:: Input rows ::
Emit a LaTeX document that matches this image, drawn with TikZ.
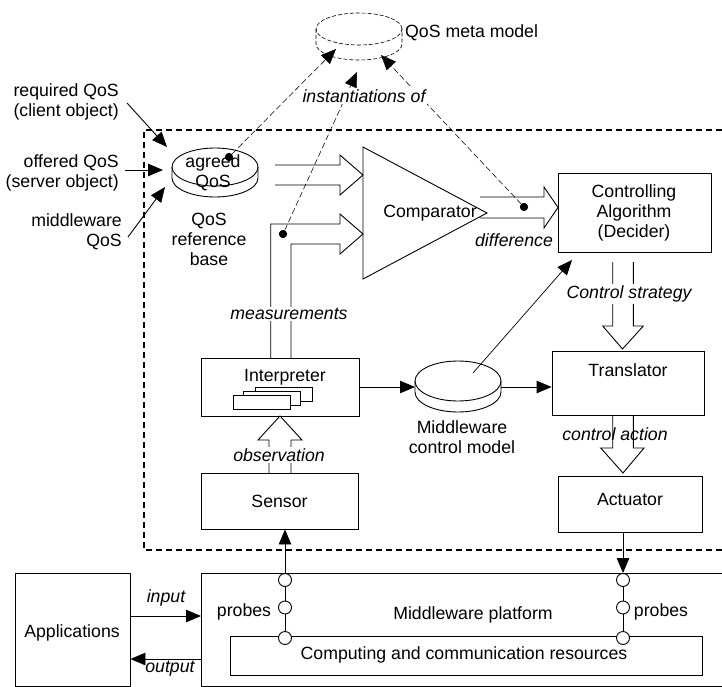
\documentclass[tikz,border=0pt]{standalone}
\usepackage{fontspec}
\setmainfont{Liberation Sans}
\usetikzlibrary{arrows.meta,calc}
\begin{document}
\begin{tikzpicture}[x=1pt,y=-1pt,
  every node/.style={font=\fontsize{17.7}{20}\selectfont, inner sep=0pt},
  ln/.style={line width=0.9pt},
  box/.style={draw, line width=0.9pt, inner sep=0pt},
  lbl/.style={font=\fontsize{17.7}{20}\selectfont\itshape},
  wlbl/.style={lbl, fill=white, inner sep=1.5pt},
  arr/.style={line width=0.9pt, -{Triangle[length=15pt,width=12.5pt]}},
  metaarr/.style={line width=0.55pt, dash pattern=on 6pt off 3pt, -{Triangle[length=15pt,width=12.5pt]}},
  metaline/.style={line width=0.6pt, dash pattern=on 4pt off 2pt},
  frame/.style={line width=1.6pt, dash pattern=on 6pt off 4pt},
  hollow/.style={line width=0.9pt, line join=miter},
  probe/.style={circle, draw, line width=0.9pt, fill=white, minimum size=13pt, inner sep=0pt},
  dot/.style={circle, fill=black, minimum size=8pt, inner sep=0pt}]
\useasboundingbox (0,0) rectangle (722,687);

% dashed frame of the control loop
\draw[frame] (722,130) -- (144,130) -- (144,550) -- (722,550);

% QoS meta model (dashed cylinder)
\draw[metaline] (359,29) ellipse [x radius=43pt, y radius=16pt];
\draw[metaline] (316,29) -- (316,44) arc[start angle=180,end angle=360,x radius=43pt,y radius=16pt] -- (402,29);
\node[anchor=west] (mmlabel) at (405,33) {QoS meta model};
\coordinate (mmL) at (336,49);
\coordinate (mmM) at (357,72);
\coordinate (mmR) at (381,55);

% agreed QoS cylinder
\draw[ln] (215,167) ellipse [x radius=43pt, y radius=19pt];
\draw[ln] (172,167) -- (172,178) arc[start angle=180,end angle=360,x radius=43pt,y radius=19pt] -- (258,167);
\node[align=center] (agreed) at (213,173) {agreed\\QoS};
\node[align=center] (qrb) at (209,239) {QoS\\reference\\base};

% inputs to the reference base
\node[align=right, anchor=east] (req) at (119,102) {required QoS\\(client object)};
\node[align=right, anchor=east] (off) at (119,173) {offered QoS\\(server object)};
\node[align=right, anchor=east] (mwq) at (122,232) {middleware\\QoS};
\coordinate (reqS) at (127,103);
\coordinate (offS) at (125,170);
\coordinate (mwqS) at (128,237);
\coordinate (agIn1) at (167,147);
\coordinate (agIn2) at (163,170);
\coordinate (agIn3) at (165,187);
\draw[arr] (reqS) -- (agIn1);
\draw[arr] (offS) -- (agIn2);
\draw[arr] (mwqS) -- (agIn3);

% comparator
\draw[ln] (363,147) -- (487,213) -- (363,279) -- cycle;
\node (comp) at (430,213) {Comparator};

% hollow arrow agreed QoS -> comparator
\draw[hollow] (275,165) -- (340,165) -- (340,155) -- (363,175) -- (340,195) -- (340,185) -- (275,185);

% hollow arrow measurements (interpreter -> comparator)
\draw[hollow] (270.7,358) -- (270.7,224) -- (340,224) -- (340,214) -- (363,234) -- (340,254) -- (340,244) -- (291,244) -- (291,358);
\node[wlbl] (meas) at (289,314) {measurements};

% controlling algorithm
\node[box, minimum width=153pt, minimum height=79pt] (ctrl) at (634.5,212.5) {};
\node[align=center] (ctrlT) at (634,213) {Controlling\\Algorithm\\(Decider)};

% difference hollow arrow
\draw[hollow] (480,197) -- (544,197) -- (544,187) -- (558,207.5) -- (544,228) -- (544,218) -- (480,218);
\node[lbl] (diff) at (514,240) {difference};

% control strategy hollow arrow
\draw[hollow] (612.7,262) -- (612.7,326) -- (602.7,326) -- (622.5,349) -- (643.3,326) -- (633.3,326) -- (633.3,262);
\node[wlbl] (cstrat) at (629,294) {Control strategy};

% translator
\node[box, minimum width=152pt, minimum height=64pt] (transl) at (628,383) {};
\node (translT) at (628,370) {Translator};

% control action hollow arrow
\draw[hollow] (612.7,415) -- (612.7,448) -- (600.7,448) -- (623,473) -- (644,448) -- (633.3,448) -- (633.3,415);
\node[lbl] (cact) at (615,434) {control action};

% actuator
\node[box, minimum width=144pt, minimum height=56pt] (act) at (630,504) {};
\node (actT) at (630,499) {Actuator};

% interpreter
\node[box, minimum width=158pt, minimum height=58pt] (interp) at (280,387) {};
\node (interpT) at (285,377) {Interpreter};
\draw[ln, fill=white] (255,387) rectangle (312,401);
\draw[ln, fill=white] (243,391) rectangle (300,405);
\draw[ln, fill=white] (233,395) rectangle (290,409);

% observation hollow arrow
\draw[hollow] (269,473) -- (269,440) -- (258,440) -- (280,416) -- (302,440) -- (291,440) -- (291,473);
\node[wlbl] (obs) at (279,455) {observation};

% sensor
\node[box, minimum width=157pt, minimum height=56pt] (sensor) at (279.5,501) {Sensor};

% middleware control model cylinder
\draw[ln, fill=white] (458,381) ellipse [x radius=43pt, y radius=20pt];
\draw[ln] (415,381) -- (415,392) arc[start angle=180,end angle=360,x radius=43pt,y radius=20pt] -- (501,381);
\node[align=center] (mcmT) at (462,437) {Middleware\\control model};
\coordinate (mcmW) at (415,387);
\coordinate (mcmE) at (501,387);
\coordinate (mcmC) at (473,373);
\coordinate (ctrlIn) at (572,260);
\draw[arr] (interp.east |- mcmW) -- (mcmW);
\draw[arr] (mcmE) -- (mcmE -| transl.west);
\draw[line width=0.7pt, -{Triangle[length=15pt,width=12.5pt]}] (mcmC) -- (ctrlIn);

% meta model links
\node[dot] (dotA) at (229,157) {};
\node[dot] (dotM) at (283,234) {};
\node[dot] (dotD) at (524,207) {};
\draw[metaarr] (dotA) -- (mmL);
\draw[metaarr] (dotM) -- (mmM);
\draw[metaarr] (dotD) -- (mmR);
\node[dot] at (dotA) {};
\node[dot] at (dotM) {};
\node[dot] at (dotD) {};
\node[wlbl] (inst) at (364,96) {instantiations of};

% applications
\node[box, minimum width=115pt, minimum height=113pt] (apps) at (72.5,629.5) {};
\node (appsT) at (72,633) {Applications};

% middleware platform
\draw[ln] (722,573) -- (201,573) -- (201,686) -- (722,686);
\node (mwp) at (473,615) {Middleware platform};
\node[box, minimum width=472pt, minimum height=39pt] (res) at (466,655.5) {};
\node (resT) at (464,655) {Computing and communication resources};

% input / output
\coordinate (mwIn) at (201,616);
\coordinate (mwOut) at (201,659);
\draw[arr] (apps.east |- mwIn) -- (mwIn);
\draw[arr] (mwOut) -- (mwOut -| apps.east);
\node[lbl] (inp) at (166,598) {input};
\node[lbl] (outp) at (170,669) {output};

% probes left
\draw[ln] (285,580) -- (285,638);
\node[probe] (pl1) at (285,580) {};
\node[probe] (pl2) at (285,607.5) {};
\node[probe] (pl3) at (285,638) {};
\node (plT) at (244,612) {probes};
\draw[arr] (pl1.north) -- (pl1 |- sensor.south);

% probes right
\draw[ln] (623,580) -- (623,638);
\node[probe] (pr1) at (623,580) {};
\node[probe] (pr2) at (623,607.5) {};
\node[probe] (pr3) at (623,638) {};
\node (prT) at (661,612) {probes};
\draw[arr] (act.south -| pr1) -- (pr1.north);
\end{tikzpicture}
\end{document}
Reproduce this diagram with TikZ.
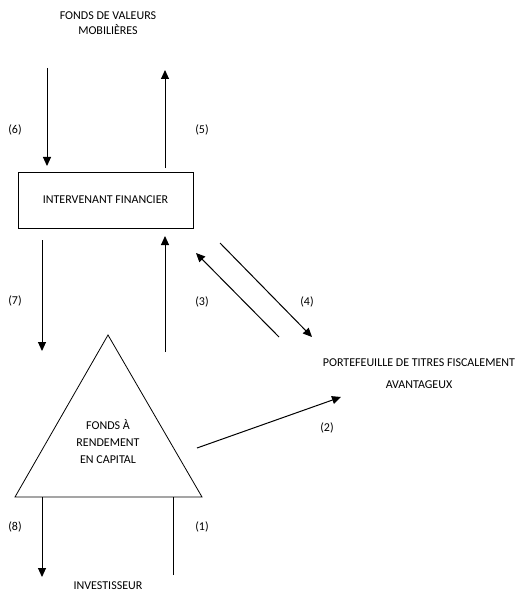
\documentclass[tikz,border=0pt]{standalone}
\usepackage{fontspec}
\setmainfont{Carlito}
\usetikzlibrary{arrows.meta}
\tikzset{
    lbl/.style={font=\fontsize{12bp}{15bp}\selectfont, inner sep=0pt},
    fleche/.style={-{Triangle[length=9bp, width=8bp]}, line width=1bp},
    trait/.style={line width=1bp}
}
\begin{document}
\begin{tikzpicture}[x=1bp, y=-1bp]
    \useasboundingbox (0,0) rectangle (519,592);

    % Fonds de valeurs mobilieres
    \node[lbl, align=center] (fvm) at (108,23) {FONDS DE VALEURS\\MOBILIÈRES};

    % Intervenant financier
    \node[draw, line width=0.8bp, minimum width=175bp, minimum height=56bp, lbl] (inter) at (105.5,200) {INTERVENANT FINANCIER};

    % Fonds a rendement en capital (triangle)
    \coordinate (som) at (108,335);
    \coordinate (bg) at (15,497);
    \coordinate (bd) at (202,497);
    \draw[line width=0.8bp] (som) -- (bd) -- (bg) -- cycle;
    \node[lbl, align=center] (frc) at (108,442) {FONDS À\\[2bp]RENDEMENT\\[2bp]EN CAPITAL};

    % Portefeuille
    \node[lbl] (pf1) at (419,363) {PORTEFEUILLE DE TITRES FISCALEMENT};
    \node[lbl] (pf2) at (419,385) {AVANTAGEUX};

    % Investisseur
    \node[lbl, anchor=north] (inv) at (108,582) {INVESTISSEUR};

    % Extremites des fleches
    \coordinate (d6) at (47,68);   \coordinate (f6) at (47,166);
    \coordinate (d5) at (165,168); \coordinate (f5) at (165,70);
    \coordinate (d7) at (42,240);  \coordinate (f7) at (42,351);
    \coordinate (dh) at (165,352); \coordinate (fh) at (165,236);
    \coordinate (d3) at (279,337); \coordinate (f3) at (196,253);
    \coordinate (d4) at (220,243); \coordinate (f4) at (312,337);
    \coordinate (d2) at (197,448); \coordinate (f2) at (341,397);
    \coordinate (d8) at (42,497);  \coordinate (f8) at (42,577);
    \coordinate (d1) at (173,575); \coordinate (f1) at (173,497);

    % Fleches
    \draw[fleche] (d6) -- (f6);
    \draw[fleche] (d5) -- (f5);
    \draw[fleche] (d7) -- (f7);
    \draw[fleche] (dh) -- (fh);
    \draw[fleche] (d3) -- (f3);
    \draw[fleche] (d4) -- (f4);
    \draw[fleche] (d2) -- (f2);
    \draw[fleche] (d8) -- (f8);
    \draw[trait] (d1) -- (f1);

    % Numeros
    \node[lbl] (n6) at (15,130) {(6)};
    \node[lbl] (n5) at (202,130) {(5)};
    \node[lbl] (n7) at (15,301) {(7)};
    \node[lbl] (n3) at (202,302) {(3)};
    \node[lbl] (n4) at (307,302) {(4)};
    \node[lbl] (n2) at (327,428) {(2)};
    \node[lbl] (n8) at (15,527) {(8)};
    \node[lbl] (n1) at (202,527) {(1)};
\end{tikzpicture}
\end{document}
:::
Written instruction: Copy the records above from the first line through the line containing "(qrb) at (209,239)", both included, and leave out any pictures.

Completed task:
Emit a LaTeX document that matches this image, drawn with TikZ.
\documentclass[tikz,border=0pt]{standalone}
\usepackage{fontspec}
\setmainfont{Liberation Sans}
\usetikzlibrary{arrows.meta,calc}
\begin{document}
\begin{tikzpicture}[x=1pt,y=-1pt,
  every node/.style={font=\fontsize{17.7}{20}\selectfont, inner sep=0pt},
  ln/.style={line width=0.9pt},
  box/.style={draw, line width=0.9pt, inner sep=0pt},
  lbl/.style={font=\fontsize{17.7}{20}\selectfont\itshape},
  wlbl/.style={lbl, fill=white, inner sep=1.5pt},
  arr/.style={line width=0.9pt, -{Triangle[length=15pt,width=12.5pt]}},
  metaarr/.style={line width=0.55pt, dash pattern=on 6pt off 3pt, -{Triangle[length=15pt,width=12.5pt]}},
  metaline/.style={line width=0.6pt, dash pattern=on 4pt off 2pt},
  frame/.style={line width=1.6pt, dash pattern=on 6pt off 4pt},
  hollow/.style={line width=0.9pt, line join=miter},
  probe/.style={circle, draw, line width=0.9pt, fill=white, minimum size=13pt, inner sep=0pt},
  dot/.style={circle, fill=black, minimum size=8pt, inner sep=0pt}]
\useasboundingbox (0,0) rectangle (722,687);

% dashed frame of the control loop
\draw[frame] (722,130) -- (144,130) -- (144,550) -- (722,550);

% QoS meta model (dashed cylinder)
\draw[metaline] (359,29) ellipse [x radius=43pt, y radius=16pt];
\draw[metaline] (316,29) -- (316,44) arc[start angle=180,end angle=360,x radius=43pt,y radius=16pt] -- (402,29);
\node[anchor=west] (mmlabel) at (405,33) {QoS meta model};
\coordinate (mmL) at (336,49);
\coordinate (mmM) at (357,72);
\coordinate (mmR) at (381,55);

% agreed QoS cylinder
\draw[ln] (215,167) ellipse [x radius=43pt, y radius=19pt];
\draw[ln] (172,167) -- (172,178) arc[start angle=180,end angle=360,x radius=43pt,y radius=19pt] -- (258,167);
\node[align=center] (agreed) at (213,173) {agreed\\QoS};
\node[align=center] (qrb) at (209,239) {QoS\\reference\\base};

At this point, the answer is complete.